Request –
From the entries that follow, reproduce exactly and only the lines from the line with "Output the Python" to the line with "fontweight='bold', transform=ax.transData, clip_on=False)", endpoints included.

>> start Data lines

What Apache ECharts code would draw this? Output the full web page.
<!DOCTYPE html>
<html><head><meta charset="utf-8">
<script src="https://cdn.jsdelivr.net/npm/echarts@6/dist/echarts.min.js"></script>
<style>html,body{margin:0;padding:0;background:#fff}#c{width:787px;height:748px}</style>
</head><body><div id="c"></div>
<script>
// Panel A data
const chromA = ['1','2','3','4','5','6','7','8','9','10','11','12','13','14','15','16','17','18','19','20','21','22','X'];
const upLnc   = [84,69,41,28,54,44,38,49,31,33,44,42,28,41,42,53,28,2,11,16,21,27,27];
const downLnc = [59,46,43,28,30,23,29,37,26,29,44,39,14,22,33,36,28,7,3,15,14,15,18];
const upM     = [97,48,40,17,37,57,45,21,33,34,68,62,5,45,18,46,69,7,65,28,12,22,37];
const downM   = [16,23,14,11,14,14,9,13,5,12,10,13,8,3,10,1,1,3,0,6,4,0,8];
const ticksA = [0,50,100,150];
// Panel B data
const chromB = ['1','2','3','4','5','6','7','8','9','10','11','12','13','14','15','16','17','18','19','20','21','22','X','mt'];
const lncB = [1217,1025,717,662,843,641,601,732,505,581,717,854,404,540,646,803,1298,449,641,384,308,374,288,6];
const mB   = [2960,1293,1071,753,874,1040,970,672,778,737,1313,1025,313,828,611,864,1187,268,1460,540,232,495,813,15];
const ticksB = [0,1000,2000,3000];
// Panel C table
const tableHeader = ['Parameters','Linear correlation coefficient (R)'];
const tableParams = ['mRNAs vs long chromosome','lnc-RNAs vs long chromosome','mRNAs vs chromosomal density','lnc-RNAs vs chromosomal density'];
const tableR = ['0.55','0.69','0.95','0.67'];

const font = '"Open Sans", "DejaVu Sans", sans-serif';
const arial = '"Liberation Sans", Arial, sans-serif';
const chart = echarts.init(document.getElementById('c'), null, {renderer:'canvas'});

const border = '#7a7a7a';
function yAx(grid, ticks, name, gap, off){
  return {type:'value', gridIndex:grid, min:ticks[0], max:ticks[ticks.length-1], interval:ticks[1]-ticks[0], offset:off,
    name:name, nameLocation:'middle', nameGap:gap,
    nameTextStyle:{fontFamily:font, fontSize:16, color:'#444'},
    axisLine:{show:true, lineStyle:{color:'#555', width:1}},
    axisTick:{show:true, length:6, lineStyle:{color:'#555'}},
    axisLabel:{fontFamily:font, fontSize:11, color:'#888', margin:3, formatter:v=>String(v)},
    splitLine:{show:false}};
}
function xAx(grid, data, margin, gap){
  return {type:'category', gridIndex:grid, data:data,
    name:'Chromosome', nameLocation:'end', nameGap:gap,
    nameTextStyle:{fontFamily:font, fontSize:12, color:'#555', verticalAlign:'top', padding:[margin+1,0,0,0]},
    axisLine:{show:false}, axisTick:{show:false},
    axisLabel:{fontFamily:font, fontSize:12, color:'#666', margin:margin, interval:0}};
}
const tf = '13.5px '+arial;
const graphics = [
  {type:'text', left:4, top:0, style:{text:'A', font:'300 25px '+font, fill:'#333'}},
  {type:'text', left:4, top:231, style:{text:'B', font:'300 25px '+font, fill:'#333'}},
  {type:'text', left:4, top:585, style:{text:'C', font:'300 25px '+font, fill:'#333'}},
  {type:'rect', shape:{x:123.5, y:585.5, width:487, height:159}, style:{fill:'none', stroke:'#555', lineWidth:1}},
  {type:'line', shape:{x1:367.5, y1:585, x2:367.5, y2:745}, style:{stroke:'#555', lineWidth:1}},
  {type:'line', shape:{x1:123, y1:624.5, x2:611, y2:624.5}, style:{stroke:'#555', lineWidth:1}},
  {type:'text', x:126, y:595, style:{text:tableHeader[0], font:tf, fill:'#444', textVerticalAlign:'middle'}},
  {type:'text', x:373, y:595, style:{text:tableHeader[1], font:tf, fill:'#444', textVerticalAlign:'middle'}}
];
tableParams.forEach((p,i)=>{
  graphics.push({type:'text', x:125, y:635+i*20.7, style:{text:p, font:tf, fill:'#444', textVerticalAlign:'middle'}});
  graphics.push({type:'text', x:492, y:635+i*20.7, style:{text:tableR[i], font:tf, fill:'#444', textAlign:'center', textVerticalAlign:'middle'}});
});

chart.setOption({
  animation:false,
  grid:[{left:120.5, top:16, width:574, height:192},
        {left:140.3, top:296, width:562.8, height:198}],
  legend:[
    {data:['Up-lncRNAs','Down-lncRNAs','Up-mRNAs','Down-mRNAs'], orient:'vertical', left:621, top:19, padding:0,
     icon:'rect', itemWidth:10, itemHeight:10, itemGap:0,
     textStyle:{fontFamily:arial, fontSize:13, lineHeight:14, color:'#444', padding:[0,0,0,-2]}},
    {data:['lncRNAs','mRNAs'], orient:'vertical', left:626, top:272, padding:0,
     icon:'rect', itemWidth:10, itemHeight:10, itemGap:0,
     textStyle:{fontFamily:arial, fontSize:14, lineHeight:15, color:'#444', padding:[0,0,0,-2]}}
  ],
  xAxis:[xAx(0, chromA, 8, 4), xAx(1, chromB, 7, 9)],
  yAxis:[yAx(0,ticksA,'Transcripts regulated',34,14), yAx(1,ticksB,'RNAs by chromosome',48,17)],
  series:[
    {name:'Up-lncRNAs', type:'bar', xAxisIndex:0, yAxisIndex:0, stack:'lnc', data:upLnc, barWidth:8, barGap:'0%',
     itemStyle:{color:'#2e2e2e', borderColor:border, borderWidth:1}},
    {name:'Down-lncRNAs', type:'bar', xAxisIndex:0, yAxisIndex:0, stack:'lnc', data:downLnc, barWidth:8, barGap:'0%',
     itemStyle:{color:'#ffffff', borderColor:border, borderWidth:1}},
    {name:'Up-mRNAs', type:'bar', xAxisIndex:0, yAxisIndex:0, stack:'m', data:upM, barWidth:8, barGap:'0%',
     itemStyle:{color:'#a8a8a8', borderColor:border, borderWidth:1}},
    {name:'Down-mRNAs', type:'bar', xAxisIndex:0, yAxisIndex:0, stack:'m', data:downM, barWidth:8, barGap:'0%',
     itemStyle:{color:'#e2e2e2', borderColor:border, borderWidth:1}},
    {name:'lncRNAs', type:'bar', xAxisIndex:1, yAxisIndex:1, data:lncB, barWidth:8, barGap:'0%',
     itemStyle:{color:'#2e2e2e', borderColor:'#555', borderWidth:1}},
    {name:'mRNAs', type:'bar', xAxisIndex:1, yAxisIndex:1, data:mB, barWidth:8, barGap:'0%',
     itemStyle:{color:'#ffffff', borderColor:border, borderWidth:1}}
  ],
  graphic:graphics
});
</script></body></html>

>> end Data lines
>> start Data lines

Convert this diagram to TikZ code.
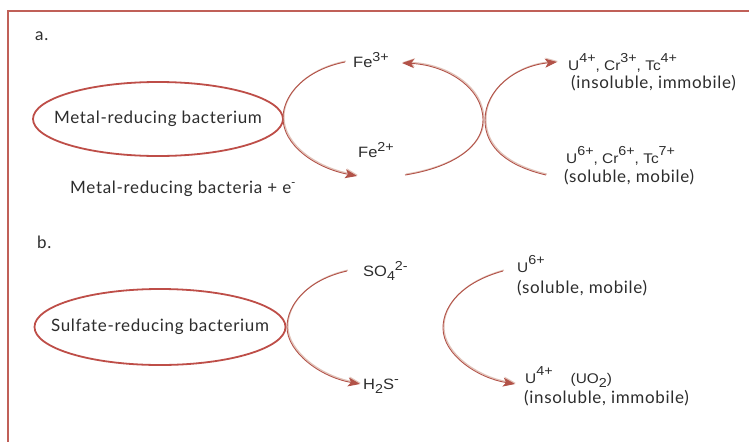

>> end Data lines
>> start Data lines

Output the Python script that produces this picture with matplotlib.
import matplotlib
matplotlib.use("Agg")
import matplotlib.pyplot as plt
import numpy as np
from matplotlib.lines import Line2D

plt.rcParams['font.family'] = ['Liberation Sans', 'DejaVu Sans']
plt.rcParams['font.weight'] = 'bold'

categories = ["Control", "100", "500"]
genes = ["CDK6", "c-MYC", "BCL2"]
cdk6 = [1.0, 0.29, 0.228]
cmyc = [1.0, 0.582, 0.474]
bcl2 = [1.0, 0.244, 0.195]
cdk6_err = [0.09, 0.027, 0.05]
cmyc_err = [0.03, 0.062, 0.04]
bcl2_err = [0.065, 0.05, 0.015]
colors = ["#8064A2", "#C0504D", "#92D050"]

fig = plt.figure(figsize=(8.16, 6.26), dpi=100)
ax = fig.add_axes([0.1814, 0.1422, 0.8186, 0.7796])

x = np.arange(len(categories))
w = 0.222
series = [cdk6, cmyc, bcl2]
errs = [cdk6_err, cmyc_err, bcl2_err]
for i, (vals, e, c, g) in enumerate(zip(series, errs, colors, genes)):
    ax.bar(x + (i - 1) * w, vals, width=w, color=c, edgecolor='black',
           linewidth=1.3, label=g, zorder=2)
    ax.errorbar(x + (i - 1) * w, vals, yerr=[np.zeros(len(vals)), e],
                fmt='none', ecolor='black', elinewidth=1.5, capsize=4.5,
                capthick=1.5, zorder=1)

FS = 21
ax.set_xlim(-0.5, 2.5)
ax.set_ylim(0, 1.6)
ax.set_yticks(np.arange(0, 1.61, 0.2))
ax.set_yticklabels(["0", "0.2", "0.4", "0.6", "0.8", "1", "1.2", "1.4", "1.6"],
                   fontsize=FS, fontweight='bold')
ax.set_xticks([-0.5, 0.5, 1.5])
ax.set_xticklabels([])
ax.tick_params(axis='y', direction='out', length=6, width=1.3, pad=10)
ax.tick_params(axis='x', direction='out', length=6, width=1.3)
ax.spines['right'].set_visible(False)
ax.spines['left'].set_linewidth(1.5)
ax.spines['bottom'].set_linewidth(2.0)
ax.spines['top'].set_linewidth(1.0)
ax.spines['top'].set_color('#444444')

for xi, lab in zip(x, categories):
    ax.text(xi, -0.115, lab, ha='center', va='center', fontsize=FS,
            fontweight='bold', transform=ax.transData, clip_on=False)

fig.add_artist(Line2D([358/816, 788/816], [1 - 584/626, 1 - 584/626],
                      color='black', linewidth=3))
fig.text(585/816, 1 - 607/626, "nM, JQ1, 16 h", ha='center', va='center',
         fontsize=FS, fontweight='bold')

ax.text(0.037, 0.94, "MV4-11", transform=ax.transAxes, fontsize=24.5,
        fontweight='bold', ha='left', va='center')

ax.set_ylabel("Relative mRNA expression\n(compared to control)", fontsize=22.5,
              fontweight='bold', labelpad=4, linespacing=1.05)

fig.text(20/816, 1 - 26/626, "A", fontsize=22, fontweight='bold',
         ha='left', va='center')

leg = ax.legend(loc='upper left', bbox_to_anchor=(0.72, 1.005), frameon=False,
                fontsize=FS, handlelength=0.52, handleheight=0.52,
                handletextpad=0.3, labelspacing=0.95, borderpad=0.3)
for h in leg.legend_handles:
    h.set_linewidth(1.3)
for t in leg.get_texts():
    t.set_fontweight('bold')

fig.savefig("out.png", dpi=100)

>> end Data lines

Written answer –
Output the Python script that produces this picture with matplotlib.
import matplotlib
matplotlib.use("Agg")
import matplotlib.pyplot as plt
import numpy as np
from matplotlib.lines import Line2D

plt.rcParams['font.family'] = ['Liberation Sans', 'DejaVu Sans']
plt.rcParams['font.weight'] = 'bold'

categories = ["Control", "100", "500"]
genes = ["CDK6", "c-MYC", "BCL2"]
cdk6 = [1.0, 0.29, 0.228]
cmyc = [1.0, 0.582, 0.474]
bcl2 = [1.0, 0.244, 0.195]
cdk6_err = [0.09, 0.027, 0.05]
cmyc_err = [0.03, 0.062, 0.04]
bcl2_err = [0.065, 0.05, 0.015]
colors = ["#8064A2", "#C0504D", "#92D050"]

fig = plt.figure(figsize=(8.16, 6.26), dpi=100)
ax = fig.add_axes([0.1814, 0.1422, 0.8186, 0.7796])

x = np.arange(len(categories))
w = 0.222
series = [cdk6, cmyc, bcl2]
errs = [cdk6_err, cmyc_err, bcl2_err]
for i, (vals, e, c, g) in enumerate(zip(series, errs, colors, genes)):
    ax.bar(x + (i - 1) * w, vals, width=w, color=c, edgecolor='black',
           linewidth=1.3, label=g, zorder=2)
    ax.errorbar(x + (i - 1) * w, vals, yerr=[np.zeros(len(vals)), e],
                fmt='none', ecolor='black', elinewidth=1.5, capsize=4.5,
                capthick=1.5, zorder=1)

FS = 21
ax.set_xlim(-0.5, 2.5)
ax.set_ylim(0, 1.6)
ax.set_yticks(np.arange(0, 1.61, 0.2))
ax.set_yticklabels(["0", "0.2", "0.4", "0.6", "0.8", "1", "1.2", "1.4", "1.6"],
                   fontsize=FS, fontweight='bold')
ax.set_xticks([-0.5, 0.5, 1.5])
ax.set_xticklabels([])
ax.tick_params(axis='y', direction='out', length=6, width=1.3, pad=10)
ax.tick_params(axis='x', direction='out', length=6, width=1.3)
ax.spines['right'].set_visible(False)
ax.spines['left'].set_linewidth(1.5)
ax.spines['bottom'].set_linewidth(2.0)
ax.spines['top'].set_linewidth(1.0)
ax.spines['top'].set_color('#444444')

for xi, lab in zip(x, categories):
    ax.text(xi, -0.115, lab, ha='center', va='center', fontsize=FS,
            fontweight='bold', transform=ax.transData, clip_on=False)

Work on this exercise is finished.